**Problem description:** Return the listing below exactly, with the pictures dropped.

• • • • • • •

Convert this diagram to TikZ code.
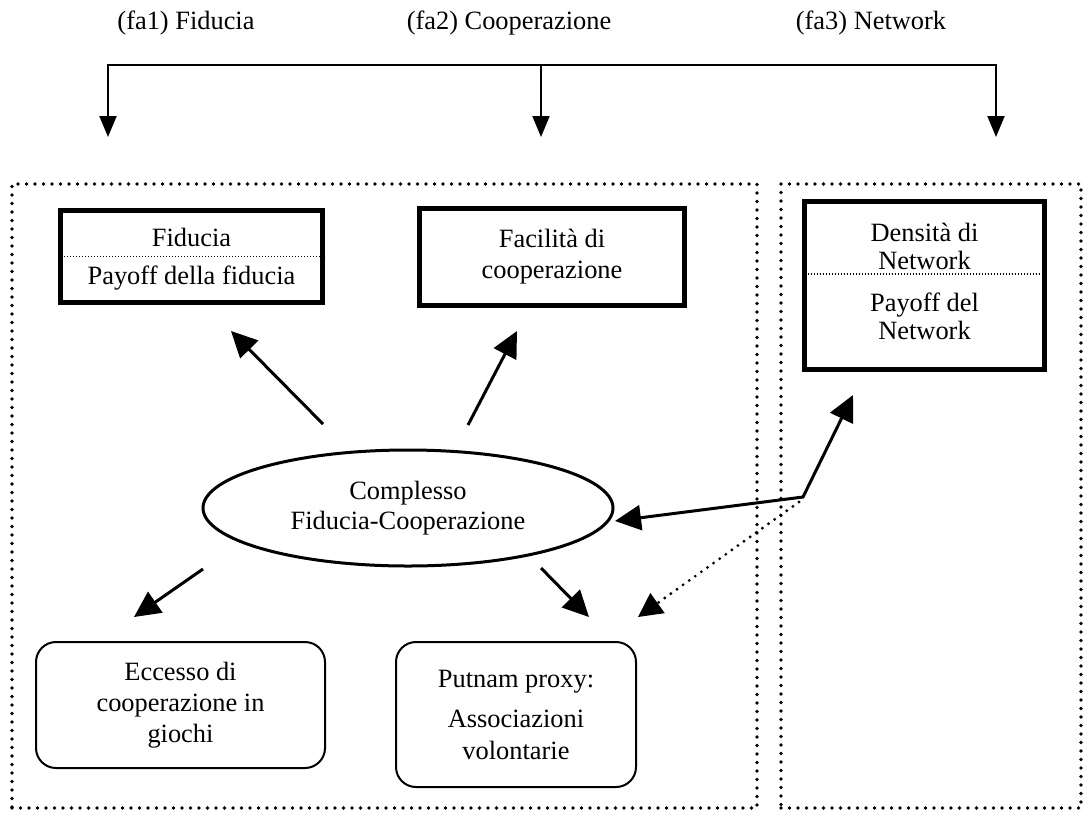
\documentclass[tikz,border=0pt]{standalone}
\usepackage{fontspec}
\setmainfont{Liberation Serif}
\usetikzlibrary{arrows.meta,shapes.geometric}

\begin{document}
\begin{tikzpicture}[
    x=1pt, y=-1pt,
    every node/.style={align=center, inner sep=0pt, font=\fontsize{26.4pt}{30pt}\selectfont},
    frame line/.style={draw, line width=3.6pt, line cap=round, dash pattern=on 0pt off 8.5pt},
    heavy box/.style={draw, line width=5pt},
    soft box/.style={draw, line width=2pt, rounded corners=20pt},
    sep line/.style={draw, line width=1.2pt, dash pattern=on 1pt off 2pt},
    top arrow/.style={draw, line width=2pt, -{Triangle[length=21pt, width=17pt]}},
    big arrow/.style={draw, line width=3pt, -{Triangle[length=26pt, width=25pt]}},
    dot arrow/.style={draw, line width=3.2pt, line cap=round, dash pattern=on 0pt off 7.5pt,
        -{Triangle[length=24pt, width=24pt]}},
    ]
\useasboundingbox (0,0) rectangle (1083,812);
\node (fa1) at (186,23) {(fa1) Fiducia};
\node (fa2) at (509,23) {(fa2) Cooperazione};
\node (fa3) at (871,23) {(fa3) Network};
\coordinate (b1) at (108,65);
\coordinate (b2) at (541,65);
\coordinate (b3) at (996,65);
\coordinate (t1) at (108,137);
\coordinate (t2) at (541,137);
\coordinate (t3) at (996,137);
\draw[top arrow, {Triangle[length=21pt, width=17pt]}-{Triangle[length=21pt, width=17pt]}] (t1) -- (b1) -- (b3) -- (t3);
\draw[top arrow] (b2) -- (t2);
\node[frame line, minimum width=745pt, minimum height=624pt] (fcFrame) at (384.5,496) {};
\node[frame line, minimum width=300pt, minimum height=624pt] (netFrame) at (931,496) {};
\node[heavy box, minimum width=262pt, minimum height=92pt] (fid) at (191.5,256.5) {};
\draw[sep line] (fid.west) -- (fid.east);
\node (fidA) at (191.5,237) {Fiducia};
\node (fidB) at (191.5,278) {Payoff della fiducia};
\node[heavy box, minimum width=265pt, minimum height=97pt,
    font=\fontsize{26.4pt}{31pt}\selectfont] (fac) at (552,257) {Facilità di\\cooperazione};
\node[heavy box, minimum width=240pt, minimum height=168pt] (net) at (924.5,285.5) {};
\coordinate (netSepL) at (804.5,274);
\coordinate (netSepR) at (1044.5,274);
\draw[sep line] (netSepL) -- (netSepR);
\node[font=\fontsize{26.4pt}{28pt}\selectfont] (netA) at (924.5,246) {Densità di\\Network};
\node[font=\fontsize{26.4pt}{28pt}\selectfont] (netB) at (924.5,316) {Payoff del\\Network};
\node[draw, ellipse, line width=3pt, minimum width=410pt, minimum height=116pt] (cfc) at (408,508) {Complesso\\Fiducia-Cooperazione};
\node[soft box, minimum width=289pt, minimum height=126pt,
    font=\fontsize{26.4pt}{31pt}\selectfont] (ecc) at (180.5,705) {Eccesso di\\cooperazione in\\giochi};
\node[soft box, minimum width=240pt, minimum height=145pt,
    font=\fontsize{26.4pt}{32pt}\selectfont] (put) at (516,714.5) {Putnam proxy:\\[8pt]Associazioni\\volontarie};
\coordinate (fidTail) at (323,424);
\coordinate (fidTip) at (231,331);
\coordinate (facTail) at (468,425);
\coordinate (facTip) at (517,331);
\coordinate (eccTail) at (203,569);
\coordinate (eccTip) at (134,617);
\coordinate (putTail) at (541,568);
\coordinate (putTip) at (589,617);
\coordinate (netKnee) at (803,497);
\coordinate (netTip) at (853,395);
\coordinate (cfcTip) at (615,521);
\coordinate (dotTail) at (799,502);
\coordinate (dotTip) at (638,617);
\draw[big arrow] (fidTail) -- (fidTip);
\draw[big arrow] (facTail) -- (facTip);
\draw[big arrow] (eccTail) -- (eccTip);
\draw[big arrow] (putTail) -- (putTip);
\draw[big arrow, {Triangle[length=26pt, width=25pt]}-{Triangle[length=26pt, width=25pt]}] (cfcTip) -- (netKnee) -- (netTip);
\draw[dot arrow] (dotTail) -- (dotTip);
\end{tikzpicture}
\end{document}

• • • • • • •

**Response:**
Convert this diagram to TikZ code.
\documentclass[tikz,border=0pt]{standalone}
\usepackage{fontspec}
\setmainfont{Liberation Serif}
\usetikzlibrary{arrows.meta,shapes.geometric}

\begin{document}
\begin{tikzpicture}[
    x=1pt, y=-1pt,
    every node/.style={align=center, inner sep=0pt, font=\fontsize{26.4pt}{30pt}\selectfont},
    frame line/.style={draw, line width=3.6pt, line cap=round, dash pattern=on 0pt off 8.5pt},
    heavy box/.style={draw, line width=5pt},
    soft box/.style={draw, line width=2pt, rounded corners=20pt},
    sep line/.style={draw, line width=1.2pt, dash pattern=on 1pt off 2pt},
    top arrow/.style={draw, line width=2pt, -{Triangle[length=21pt, width=17pt]}},
    big arrow/.style={draw, line width=3pt, -{Triangle[length=26pt, width=25pt]}},
    dot arrow/.style={draw, line width=3.2pt, line cap=round, dash pattern=on 0pt off 7.5pt,
        -{Triangle[length=24pt, width=24pt]}},
    ]
\useasboundingbox (0,0) rectangle (1083,812);
\node (fa1) at (186,23) {(fa1) Fiducia};
\node (fa2) at (509,23) {(fa2) Cooperazione};
\node (fa3) at (871,23) {(fa3) Network};
\coordinate (b1) at (108,65);
\coordinate (b2) at (541,65);
\coordinate (b3) at (996,65);
\coordinate (t1) at (108,137);
\coordinate (t2) at (541,137);
\coordinate (t3) at (996,137);
\draw[top arrow, {Triangle[length=21pt, width=17pt]}-{Triangle[length=21pt, width=17pt]}] (t1) -- (b1) -- (b3) -- (t3);
\draw[top arrow] (b2) -- (t2);
\node[frame line, minimum width=745pt, minimum height=624pt] (fcFrame) at (384.5,496) {};
\node[frame line, minimum width=300pt, minimum height=624pt] (netFrame) at (931,496) {};
\node[heavy box, minimum width=262pt, minimum height=92pt] (fid) at (191.5,256.5) {};
\draw[sep line] (fid.west) -- (fid.east);
\node (fidA) at (191.5,237) {Fiducia};
\node (fidB) at (191.5,278) {Payoff della fiducia};
\node[heavy box, minimum width=265pt, minimum height=97pt,
    font=\fontsize{26.4pt}{31pt}\selectfont] (fac) at (552,257) {Facilità di\\cooperazione};
\node[heavy box, minimum width=240pt, minimum height=168pt] (net) at (924.5,285.5) {};
\coordinate (netSepL) at (804.5,274);
\coordinate (netSepR) at (1044.5,274);
\draw[sep line] (netSepL) -- (netSepR);
\node[font=\fontsize{26.4pt}{28pt}\selectfont] (netA) at (924.5,246) {Densità di\\Network};
\node[font=\fontsize{26.4pt}{28pt}\selectfont] (netB) at (924.5,316) {Payoff del\\Network};
\node[draw, ellipse, line width=3pt, minimum width=410pt, minimum height=116pt] (cfc) at (408,508) {Complesso\\Fiducia-Cooperazione};
\node[soft box, minimum width=289pt, minimum height=126pt,
    font=\fontsize{26.4pt}{31pt}\selectfont] (ecc) at (180.5,705) {Eccesso di\\cooperazione in\\giochi};
\node[soft box, minimum width=240pt, minimum height=145pt,
    font=\fontsize{26.4pt}{32pt}\selectfont] (put) at (516,714.5) {Putnam proxy:\\[8pt]Associazioni\\volontarie};
\coordinate (fidTail) at (323,424);
\coordinate (fidTip) at (231,331);
\coordinate (facTail) at (468,425);
\coordinate (facTip) at (517,331);
\coordinate (eccTail) at (203,569);
\coordinate (eccTip) at (134,617);
\coordinate (putTail) at (541,568);
\coordinate (putTip) at (589,617);
\coordinate (netKnee) at (803,497);
\coordinate (netTip) at (853,395);
\coordinate (cfcTip) at (615,521);
\coordinate (dotTail) at (799,502);
\coordinate (dotTip) at (638,617);
\draw[big arrow] (fidTail) -- (fidTip);
\draw[big arrow] (facTail) -- (facTip);
\draw[big arrow] (eccTail) -- (eccTip);
\draw[big arrow] (putTail) -- (putTip);
\draw[big arrow, {Triangle[length=26pt, width=25pt]}-{Triangle[length=26pt, width=25pt]}] (cfcTip) -- (netKnee) -- (netTip);
\draw[dot arrow] (dotTail) -- (dotTip);
\end{tikzpicture}
\end{document}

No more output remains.